Data block -
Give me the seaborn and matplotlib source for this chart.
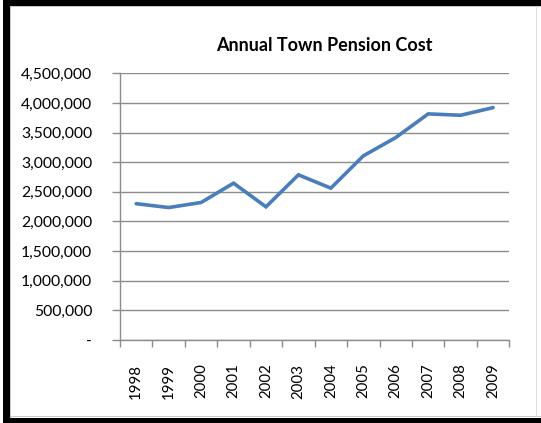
import matplotlib
matplotlib.use("Agg")
import matplotlib.pyplot as plt
import seaborn as sns
import pandas as pd
from matplotlib.patches import Rectangle
from matplotlib.ticker import FuncFormatter, FixedLocator

years = ["1998", "1999", "2000", "2001", "2002", "2003",
         "2004", "2005", "2006", "2007", "2008", "2009"]
cost = [2300000, 2235000, 2320000, 2646000, 2247000, 2787000,
        2562000, 3107000, 3416000, 3815000, 3792000, 3921000]
y_ticks = [0, 500000, 1000000, 1500000, 2000000, 2500000,
           3000000, 3500000, 4000000, 4500000]
title = "Annual Town Pension Cost"

df = pd.DataFrame({"year": years, "cost": cost})

sns.set_theme(style="white")
plt.rcParams["font.family"] = ["Lato", "DejaVu Sans"]

fig = plt.figure(figsize=(5.41, 4.23), dpi=100)
W, H = 541, 423

# frame: dark border with a thin grey inner edge
def px_rect(x0, y0, x1, y1, color, z=0):
    fig.patches.append(Rectangle((x0 / W, 1 - y1 / H), (x1 - x0) / W, (y1 - y0) / H,
                                 transform=fig.transFigure, color=color,
                                 zorder=z, lw=0))

px_rect(3, 0, 541, 6, "black")
px_rect(3, 0, 10, 423, "black")
px_rect(3, 418, 541, 423, "black")
px_rect(10, 6, 11, 418, "#c8c8c8")
px_rect(10, 6, 541, 7, "#c8c8c8")
px_rect(10, 416, 541, 417, "#c8c8c8")
px_rect(536, 6, 537, 417, "#dcdcdc")

ax = fig.add_axes([120 / W, 1 - 340 / H, (509.3 - 120) / W, (340 - 73.3) / H])

x_pos = list(range(len(years)))
sns.lineplot(x=x_pos, y=df["cost"], ax=ax, color="#4A7EBB", linewidth=2.6,
             solid_joinstyle="miter")

ax.set_xlim(-0.5, len(years) - 0.5)
ax.set_ylim(0, 4500000)
ax.set_yticks(y_ticks)
ax.yaxis.set_major_formatter(FuncFormatter(lambda v, p: "-" if v == 0 else f"{int(v):,}"))
ax.yaxis.grid(True, color="#8c8c8c", linewidth=1.0)
ax.set_axisbelow(True)

ax.set_xticks(x_pos)
ax.set_xticklabels(years, rotation=90, fontsize=10.8)
ax.xaxis.set_minor_locator(FixedLocator([i - 0.5 for i in range(len(years) + 1)]))
ax.tick_params(axis="x", which="major", length=0, pad=17)
ax.tick_params(axis="x", which="minor", length=5, width=1, color="#8c8c8c", direction="out", bottom=True)
ax.tick_params(axis="y", which="major", length=6, width=1, color="#8c8c8c", direction="out",
               left=True, labelsize=11.3, pad=14)

for side in ["top", "right"]:
    ax.spines[side].set_visible(False)
for side in ["left", "bottom"]:
    ax.spines[side].set_color("#8c8c8c")
    ax.spines[side].set_linewidth(1.0)

ax.set_xlabel("")
ax.set_ylabel("")
ax.set_title(title, fontsize=13, fontweight="bold", pad=16, color="black", x=0.524)

for lab in ax.get_xticklabels() + ax.get_yticklabels():
    lab.set_color("black")

fig.savefig("out.png", dpi=100)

What this task involves -
Extract the lines exactly, please: the first line of the listing, the line with "from matplotlib.ticker import", and every line between them, but no pictures.

Task answer -
Give me the seaborn and matplotlib source for this chart.
import matplotlib
matplotlib.use("Agg")
import matplotlib.pyplot as plt
import seaborn as sns
import pandas as pd
from matplotlib.patches import Rectangle
from matplotlib.ticker import FuncFormatter, FixedLocator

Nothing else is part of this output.